The multi-path connection rule defines 8 types of connection lines for conversation nodes, called Type 1-8 connection lines. FIGS. 8a-8g show the definition of Type 1-8 connection lines of the multi-path connection rule.

Refer to FIG. 8a. Type 1 connection line represents the flow transferring from conversation node A to conversation node B, shown as marked 80a. The connection line is a basic connection line and conversation node B connected by the connection line can be transferred to repeatedly.

Refer to FIG. 8b. Type 2 connection line represents the flow transferring from conversation node A to conversation node B, and if conversation node B has been transferred to before, then transferring to conversation node B is prohibited, shown as marked 80b. In other words, the connection line is a basic connection line and conversation node B connected by the connection line cannot be transferred to repeatedly.

Refer to FIG. 8c. Type 3 connection line represents that if a conversation node connected to conversation node A, such as conversation node B, of Type 1 and Type 2 connection lines have been transferred to before, the flow will be transferring from conversation node A to conversation node C, shown as marked 80c. In other words, after either Type 1 or Type 2 connection line which connected on the node has been transferred once, the node of the Type 3 connection line can be taken.

Refer to FIG. 8d. Type 4 connection line represents that if all the conversation nodes connected to conversation node A by Type 1 and Type 2 connection lines have been transferred to before, the flow will be transferring from conversation node A to conversation node C, shown as marked 80d. In other words, after all the Type 1 or Type 2 connection lines which connected on the node have been transferred once, the node of the Type 4 connection line can be taken.

Refer to FIG. 8e. Type 5 connection line represents the flow transferring from conversation node A to conversation node B, and the transferring will not affect other types, shown as marked 80e. In other words, the connection line is not a basic connection line and conversation node B connected by the connection line can be transferred to repeatedly.

Refer to FIG. 8f. Type 6 connection line represents the flow transferring from conversation node A to conversation node B, and the transferring will not affect other types. If conversation node B has been transferred to before, transferring to conversation node B is prohibited, shown as marked 80f. In other words, the connection line is not a basic connection line and conversation node B connected by the connection line cannot be transferred to repeatedly.

Refer to FIG. 8g. Type 7 connection line, i.e., the Call connection line, represents the flow connecting from conversation node A (calling node) to conversation node B (starting node). When the flow encounters Type 8 connection line, i.e., the Return connection line, the flow will transfer from conversation node B, passing node A and to node C, shown as marked 80g. In other words, Type 8 connection line is a connection line returning from starting node to calling node.

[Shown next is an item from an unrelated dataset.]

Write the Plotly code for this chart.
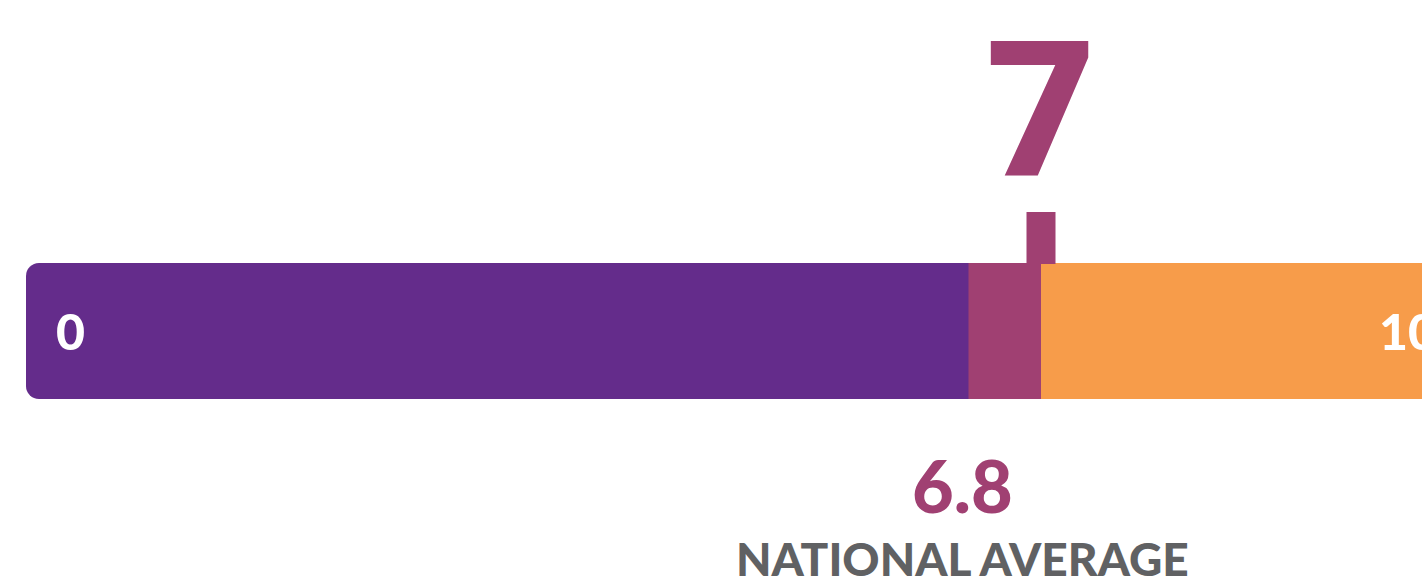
import plotly.graph_objects as go

# ---- data ----
scale_min = 0
scale_max = 10
score = 7
national_average = 6.8
band_start = 6.5          # start of the highlighted band
band_end = 7.0            # end of the highlighted band
tick_labels = ["0", "10"]
score_label = "7"
average_label = "6.8"
average_caption = "NATIONAL AVERAGE"

PURPLE = "#642C8B"
MAGENTA = "#A04072"
ORANGE = "#F79C4A"
GRAY = "#606163"
FONT = "Lato"

W, H = 1422, 580
# x-scale: 0 sits at 26 px, 10 at 1476 px (bar runs past the right edge)
px0, px10 = 26, 1476
unit = (px10 - px0) / (scale_max - scale_min)
x_lo = scale_min - px0 / unit
x_hi = x_lo + W / unit

bar_center, bar_thick = 331, 136
tick_center, tick_thick = 238, 52
tick_width = 0.2

fig = go.Figure()
# full track (rounded), purple
fig.add_trace(go.Bar(
    y=[bar_center], x=[scale_max - scale_min], base=[scale_min], width=[bar_thick],
    orientation="h", marker=dict(color=PURPLE, cornerradius=13, line=dict(width=0)),
    hoverinfo="skip", showlegend=False))
# orange part above the score
fig.add_trace(go.Bar(
    y=[bar_center], x=[scale_max - band_end], base=[band_end], width=[bar_thick],
    orientation="h", marker=dict(color=ORANGE, line=dict(width=0)),
    hoverinfo="skip", showlegend=False))
# magenta band
fig.add_trace(go.Bar(
    y=[bar_center], x=[band_end - band_start], base=[band_start], width=[bar_thick],
    orientation="h", marker=dict(color=MAGENTA, line=dict(width=0)),
    hoverinfo="skip", showlegend=False))
# score tick
fig.add_trace(go.Bar(
    y=[tick_center], x=[tick_width], base=[score - tick_width / 2], width=[tick_thick],
    orientation="h", marker=dict(color=MAGENTA, line=dict(width=0)),
    hoverinfo="skip", showlegend=False))

ann = []
ann.append(dict(x=score, y=111, text=score_label, showarrow=False, xanchor="center",
                yanchor="middle", font=dict(family="Roboto", size=190, color=MAGENTA, weight=900)))
ann.append(dict(x=scale_min, y=bar_center, text=tick_labels[0], showarrow=False, xanchor="left",
                xshift=28, yanchor="middle", font=dict(family=FONT, size=50, color="white", weight=900)))
# "10" label: its right end runs past the edge, so anchor its left side inside the range
ten_left = (1377 - px0) / unit
ann.append(dict(x=ten_left, y=bar_center, text=tick_labels[1], showarrow=False, xanchor="left",
                yanchor="middle", font=dict(family=FONT, size=50, color="white", weight=900)))
lab_x = (962 - px0) / unit
ann.append(dict(x=lab_x, y=485, text=average_label, showarrow=False, xanchor="center",
                yanchor="middle", font=dict(family=FONT, size=72, color=MAGENTA, weight=900)))
ann.append(dict(x=lab_x, y=558, text=average_caption, showarrow=False, xanchor="center",
                yanchor="middle", font=dict(family=FONT, size=46, color=GRAY, weight=900)))

fig.update_layout(
    width=W, height=H, margin=dict(l=0, r=0, t=0, b=0),
    paper_bgcolor="white", plot_bgcolor="white", barmode="overlay",
    xaxis=dict(range=[x_lo, x_hi], visible=False, fixedrange=True),
    yaxis=dict(range=[H, 0], visible=False, fixedrange=True),
    annotations=ann, showlegend=False,
)
fig.write_html(
    "out.html",
    config={"displayModeBar": False, "staticPlot": True},
    post_script="document.body.style.margin='0';document.body.style.overflow='hidden';",
)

Multi-variation conversation sentence rules allow a plurality of sentences with the same meaning and yet different expressions to exist in a conversation node so as to increase the situational effect matching the actuality. In addition, variable assignment function can be assigned to different conversation sentences, such as numeric variable, string variable, and providing calculation equations between variables. The course may be more vivid and lively according to the assignment by the teaching material editor. Hence, system 200 for conversation practice in simulated situations has the function of allowing situational conversation teaching material 210 to set course objectives.

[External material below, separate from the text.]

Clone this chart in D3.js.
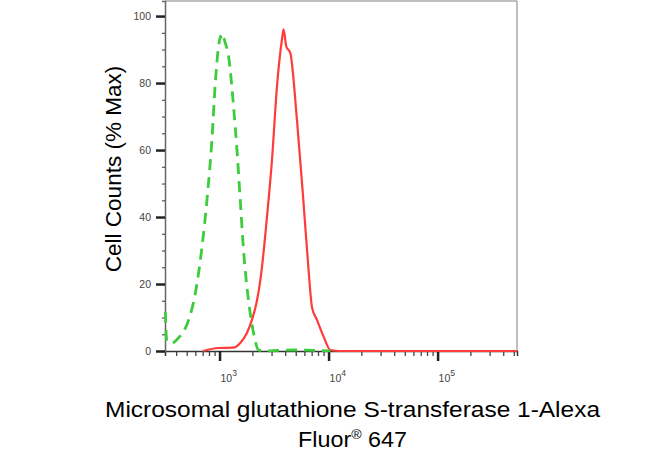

Bias database of teaching material is obtained by collecting the common biased errors made by the learners and analyzed by professional scholars. The bias database points out the correspondence between the correct sentences and vocabulary versus the erroneous sentences and vocabulary, which may be shown as a mapping table in FIG. 9. The biased serial number field records the type and the serial number of the bias, such as ER_Num_11. The primitive pattern field records the pattern edited by the course editor, usually about the correct usage of the language. For example, ER_Num_11 corresponds to primitive pattern “copy of notebook”. The revised pattern field records the possible error or other usages of the primitive pattern. For example, ER_Num_11 correspond to revised pattern “piece of notebook”. The memo field records the explanation of the rules for reference by the editor. For example, ER_Num_11 corresponds to memo: unit “piece” an error, unit for notebook being “copy”. The English memo field records the English description of the rules, which may be changed to the native language of the learner to help the learner to understand the correct use for the erroneous sentence and future reference. Error type field records the type of the bias to which the rule belongs to.

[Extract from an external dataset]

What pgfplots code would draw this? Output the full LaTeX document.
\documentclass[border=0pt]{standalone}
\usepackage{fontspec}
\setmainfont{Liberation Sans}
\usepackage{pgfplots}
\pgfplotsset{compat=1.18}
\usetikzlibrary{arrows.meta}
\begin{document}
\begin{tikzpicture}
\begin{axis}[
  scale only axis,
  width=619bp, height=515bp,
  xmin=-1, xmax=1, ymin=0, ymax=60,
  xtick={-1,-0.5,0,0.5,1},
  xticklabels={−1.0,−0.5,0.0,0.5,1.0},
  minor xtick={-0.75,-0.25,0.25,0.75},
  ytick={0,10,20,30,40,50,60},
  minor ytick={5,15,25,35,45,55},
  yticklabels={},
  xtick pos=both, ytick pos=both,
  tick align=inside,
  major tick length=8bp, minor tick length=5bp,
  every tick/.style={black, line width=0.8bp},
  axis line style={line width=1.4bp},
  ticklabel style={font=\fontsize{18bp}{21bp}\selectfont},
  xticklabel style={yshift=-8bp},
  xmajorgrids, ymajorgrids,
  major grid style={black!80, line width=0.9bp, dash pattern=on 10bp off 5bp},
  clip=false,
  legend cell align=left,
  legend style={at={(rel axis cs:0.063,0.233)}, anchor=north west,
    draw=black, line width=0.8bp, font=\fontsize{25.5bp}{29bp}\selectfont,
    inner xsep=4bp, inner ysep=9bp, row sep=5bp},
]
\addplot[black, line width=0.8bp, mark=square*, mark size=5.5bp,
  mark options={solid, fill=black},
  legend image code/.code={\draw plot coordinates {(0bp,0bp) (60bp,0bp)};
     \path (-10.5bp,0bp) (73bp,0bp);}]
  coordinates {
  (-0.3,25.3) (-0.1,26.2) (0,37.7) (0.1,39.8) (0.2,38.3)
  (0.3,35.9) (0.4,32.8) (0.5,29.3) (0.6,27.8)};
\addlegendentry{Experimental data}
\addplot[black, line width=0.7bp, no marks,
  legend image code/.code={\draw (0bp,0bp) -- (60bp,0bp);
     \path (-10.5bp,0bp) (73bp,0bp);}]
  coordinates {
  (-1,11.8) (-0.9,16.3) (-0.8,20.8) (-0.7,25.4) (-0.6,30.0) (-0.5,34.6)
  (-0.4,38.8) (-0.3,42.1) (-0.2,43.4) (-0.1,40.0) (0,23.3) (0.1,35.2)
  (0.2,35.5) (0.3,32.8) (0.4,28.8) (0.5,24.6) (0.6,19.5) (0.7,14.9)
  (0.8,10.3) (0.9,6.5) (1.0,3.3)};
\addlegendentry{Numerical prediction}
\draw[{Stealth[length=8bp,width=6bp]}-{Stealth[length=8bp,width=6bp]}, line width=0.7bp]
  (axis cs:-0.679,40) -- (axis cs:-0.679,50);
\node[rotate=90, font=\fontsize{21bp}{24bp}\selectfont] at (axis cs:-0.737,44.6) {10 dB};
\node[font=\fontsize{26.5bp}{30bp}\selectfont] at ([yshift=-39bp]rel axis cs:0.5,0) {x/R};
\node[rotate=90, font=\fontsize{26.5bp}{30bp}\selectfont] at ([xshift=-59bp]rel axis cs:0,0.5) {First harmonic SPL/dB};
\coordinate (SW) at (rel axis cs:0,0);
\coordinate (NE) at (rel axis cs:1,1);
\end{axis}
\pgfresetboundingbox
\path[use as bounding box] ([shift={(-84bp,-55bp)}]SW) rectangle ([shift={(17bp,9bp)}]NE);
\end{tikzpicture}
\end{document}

Audio processing module 220 may obtain the leaner's audio signal through an input module, and perform the speech recognition and voice adaption to determine the information in response to the conversation processing module. FIG. 10 shows an exemplary schematic view of the structure and detailed operation of the audio processing module 220, consistent with certain disclosed embodiments. Referring to FIG. 10, audio processing module 220 comprises a speech recognition module 1021 and an adaption module 1022. According to the situational conversation teaching material, biased error information of teaching material and synonymy information of teaching material, adaption module 1022 dynamically adjusts the speech recognition model in provision to speech recognition module 1021 for recognizing the learner's audio signals. Adaption module 1022 also adjusts the acoustic model of the speech recognition model according to the learner's audio signal for voice adaption, and adjusts the language model, grammar and dictionary to improve the speech recognition according to the situational conversation teaching material, biased error information of teaching material and synonymy information of teaching material. Speech recognition module 1021 transmits information 220b of the recognition results to conversation processing module 230 in order to perform corresponding response. The information of the recognition results may be, for example, sentence grade or sentence text.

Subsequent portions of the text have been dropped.